Multi-AUV dynamic trajectory optimization and collaborative search combined with task urgency and energy consumption scheduling in 3-D underwater environment with random ocean currents and uncertain obstacles

Abstract

A double layer bio-inspired self-organizing map (DLBSOM) algorithm for multiple autonomous underwater vehicle (multi-AUV) dynamic task planning to search for multi-targets in the 3-D underwater environments affected by random ocean currents and dynamic uncertainty obstacles is proposed. Combined with a task urgency bio-inspired neural network (TUBNN) model that is applied to construct the neuron activity network to complete initial task assignment and path planning with the constraint of energy consumption.

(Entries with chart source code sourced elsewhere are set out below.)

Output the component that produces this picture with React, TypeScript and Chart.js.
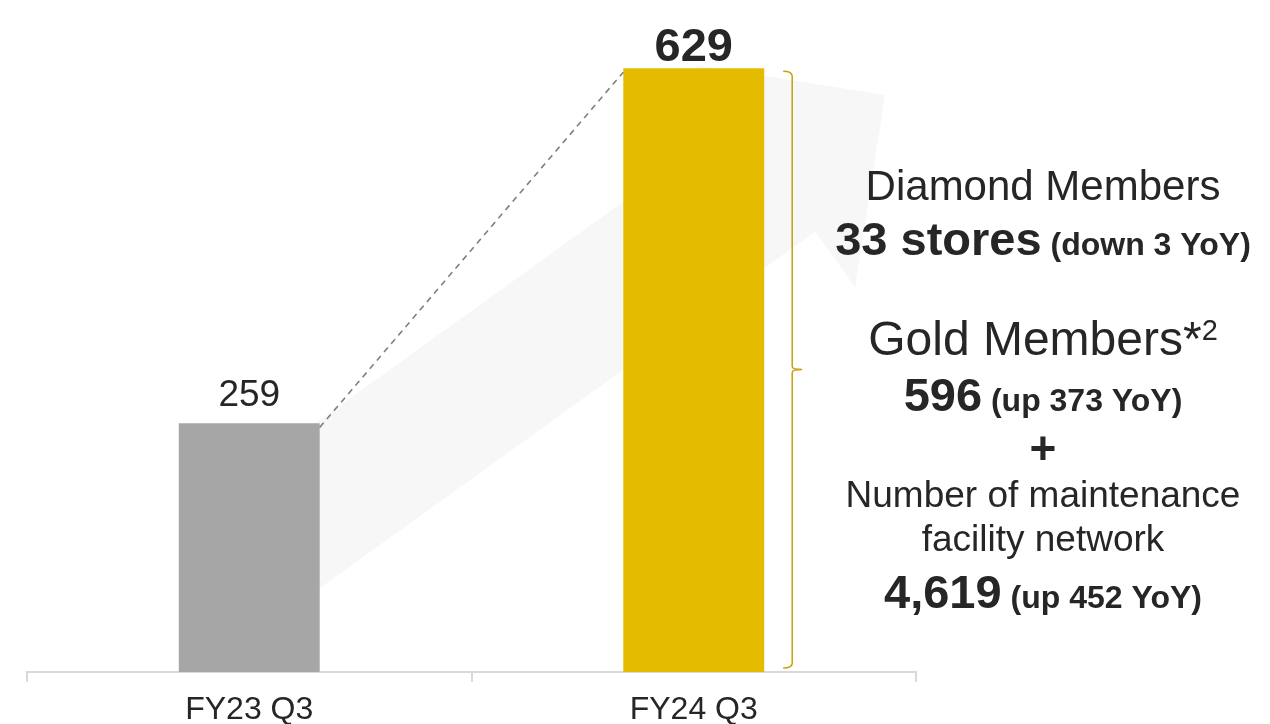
import React, { useEffect, useRef } from "react";
import { Chart, registerables } from "chart.js";

Chart.register(...registerables);

// ---- data ----
const categories = ["FY23 Q3", "FY24 Q3"];
const memberCounts = [259, 629];
const valueLabels = ["259", "629"];
const barColors = ["#a6a6a6", "#e5bb00"];

const diamondTitle = "Diamond Members";
const diamondValue = "33 stores";
const diamondChange = " (down 3 YoY)";
const goldTitle = "Gold Members*";
const goldNote = "2";
const goldValue = "596";
const goldChange = " (up 373 YoY)";
const plusSign = "+";
const networkLines = ["Number of maintenance", "facility network"];
const networkValue = "4,619";
const networkChange = " (up 452 YoY)";

// ---- styling ----
const FONT = '"Liberation Sans", Arial, sans-serif';
const TEXT = "#262626";
const TEXT_CX = 1043;

// decorative background arrow: [category offset, value-space y]
const ARROW: [number, number][] = [
  [0.114, 247.5],
  [1.0935, 574],
  [1.0028, 632.3],
  [1.4303, 601],
  [1.3628, 401],
  [1.273, 458.6],
  [0.114, 72.3],
];

function drawMixed(
  ctx: CanvasRenderingContext2D,
  parts: { t: string; f: string; dy?: number }[],
  cx: number,
  y: number
) {
  let total = 0;
  const widths = parts.map((p) => {
    ctx.font = p.f;
    const w = ctx.measureText(p.t).width;
    total += w;
    return w;
  });
  let x = cx - total / 2;
  parts.forEach((p, i) => {
    ctx.font = p.f;
    ctx.fillText(p.t, x, y + (p.dy || 0));
    x += widths[i];
  });
}

const decorPlugin = {
  id: "decor",
  beforeDatasetsDraw(chart: any) {
    const ctx = chart.ctx as CanvasRenderingContext2D;
    const xs = chart.scales.x;
    const ys = chart.scales.y;
    const x0 = xs.getPixelForValue(0);
    const cw = xs.getPixelForValue(1) - x0;
    ctx.save();
    ctx.fillStyle = "#f7f7f7";
    ctx.beginPath();
    ARROW.forEach(([xi, v], i) => {
      const px = x0 + xi * cw;
      const py = ys.getPixelForValue(v);
      if (i === 0) ctx.moveTo(px, py);
      else ctx.lineTo(px, py);
    });
    ctx.closePath();
    ctx.fill();
    ctx.restore();
  },
  afterDatasetsDraw(chart: any) {
    const ctx = chart.ctx as CanvasRenderingContext2D;
    const bars = chart.getDatasetMeta(0).data;
    const b0 = bars[0].getProps(["x", "y", "width", "base"], true);
    const b1 = bars[1].getProps(["x", "y", "width", "base"], true);

    // dashed connector
    ctx.save();
    ctx.strokeStyle = "#7f7f7f";
    ctx.lineWidth = 1.6;
    ctx.setLineDash([6, 5]);
    ctx.beginPath();
    ctx.moveTo(b0.x + b0.width / 2, b0.y + 4);
    ctx.lineTo(b1.x - b1.width / 2, b1.y + 4);
    ctx.stroke();
    ctx.restore();

    // brace
    const bx = b1.x + b1.width / 2 + 28;
    const top = b1.y + 3;
    const bottom = b1.base - 4;
    const mid = (top + bottom) / 2;
    ctx.save();
    ctx.strokeStyle = "#c9a00c";
    ctx.lineWidth = 1.5;
    ctx.beginPath();
    ctx.moveTo(bx - 9, top);
    ctx.quadraticCurveTo(bx, top, bx, top + 5);
    ctx.lineTo(bx, mid - 3);
    ctx.quadraticCurveTo(bx, mid, bx + 10, mid);
    ctx.moveTo(bx + 10, mid);
    ctx.quadraticCurveTo(bx, mid, bx, mid + 3);
    ctx.lineTo(bx, bottom - 5);
    ctx.quadraticCurveTo(bx, bottom, bx - 9, bottom);
    ctx.stroke();
    ctx.restore();

    // value labels
    ctx.save();
    ctx.fillStyle = TEXT;
    ctx.textAlign = "center";
    ctx.textBaseline = "alphabetic";
    ctx.font = `37px ${FONT}`;
    ctx.fillText(valueLabels[0], b0.x, b0.y - 17);
    ctx.font = `bold 47px ${FONT}`;
    ctx.fillText(valueLabels[1], b1.x, b1.y - 7);
    ctx.restore();
  },
  afterDraw(chart: any) {
    const ctx = chart.ctx as CanvasRenderingContext2D;
    ctx.save();
    ctx.fillStyle = TEXT;
    ctx.textAlign = "left";
    ctx.textBaseline = "alphabetic";
    const big = `bold 47px ${FONT}`;
    const small = `bold 32px ${FONT}`;
    drawMixed(ctx, [{ t: diamondTitle, f: `42px ${FONT}` }], TEXT_CX, 200);
    drawMixed(ctx, [{ t: diamondValue, f: big }, { t: diamondChange, f: small }], TEXT_CX, 255);
    drawMixed(
      ctx,
      [
        { t: goldTitle, f: `48px ${FONT}` },
        { t: goldNote, f: `29px ${FONT}`, dy: -15 },
      ],
      TEXT_CX,
      355
    );
    drawMixed(ctx, [{ t: goldValue, f: big }, { t: goldChange, f: small }], TEXT_CX, 411);
    drawMixed(ctx, [{ t: plusSign, f: `bold 46px ${FONT}` }], TEXT_CX, 464);
    drawMixed(ctx, [{ t: networkLines[0], f: `37px ${FONT}` }], TEXT_CX, 507);
    drawMixed(ctx, [{ t: networkLines[1], f: `37px ${FONT}` }], TEXT_CX, 551);
    drawMixed(ctx, [{ t: networkValue, f: big }, { t: networkChange, f: small }], TEXT_CX, 608);
    ctx.restore();
  },
};

export default function App() {
  const ref = useRef<HTMLCanvasElement | null>(null);
  useEffect(() => {
    if (!ref.current) return;
    const chart = new Chart(ref.current, {
      type: "bar",
      data: {
        labels: categories,
        datasets: [
          {
            data: memberCounts,
            backgroundColor: barColors,
            borderWidth: 0,
            barPercentage: 0.317,
            categoryPercentage: 1,
          },
        ],
      },
      options: {
        animation: false,
        responsive: false,
        layout: { padding: { left: 27, right: 354, top: 0, bottom: 0 } },
        plugins: { legend: { display: false }, tooltip: { enabled: false } },
        scales: {
          x: {
            grid: {
              display: true,
              drawOnChartArea: false,
              drawTicks: true,
              tickLength: 10,
              color: "#d9d9d9",
              lineWidth: 2,
              offset: true,
            },
            border: { display: true, color: "#d9d9d9", width: 2 },
            ticks: {
              color: TEXT,
              font: { family: FONT, size: 32, lineHeight: 1 },
              padding: 12,
              maxRotation: 0,
            },
          },
          y: { display: false, min: 0, max: 700 },
        },
      },
      plugins: [decorPlugin],
    });
    return () => chart.destroy();
  }, []);
  return (
    <div
      style={{
        position: "absolute",
        left: 0,
        top: 0,
        width: 1270,
        height: 724,
        overflow: "hidden",
        background: "#fff",
      }}
    >
      <canvas ref={ref} width={1270} height={738} style={{ display: "block" }} />
    </div>
  );
}
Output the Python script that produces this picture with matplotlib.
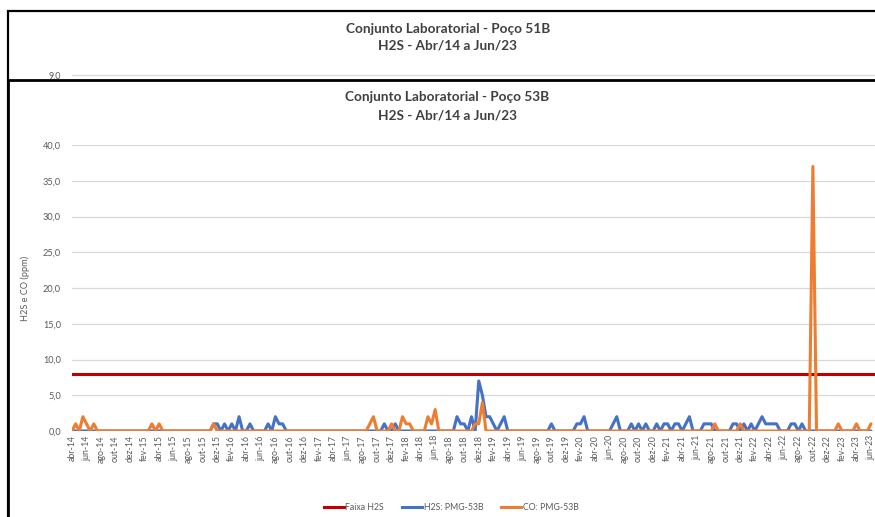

The decoupling of the task assignment and path planning in the initial task planning is solved through the corrected redistribution mechanism and end-to-end trajectory optimization method. The unknown obstacles information is fused with the diamond-shaped local neuronal network constructed by the diamond closed curve function. Through the function curve, the local neuronal network can be precisely adjusted according to AUV operation information and equipment performance to achieve the saving of computing resources and quick processing speed. Subsequently, the distance-speed comprehensive evaluation (DSCE) strategy is used to complete dynamic avoidance decision. By the General Bathymetric Chart of the Oceans (GBCO) and the Integrated Ocean Observing System (IOOS), the environment is generated to complete multiple sets of simulations that demonstrate the efficiency and adaptability of the DLBSOM algorithm in multi-AUV collaborative search.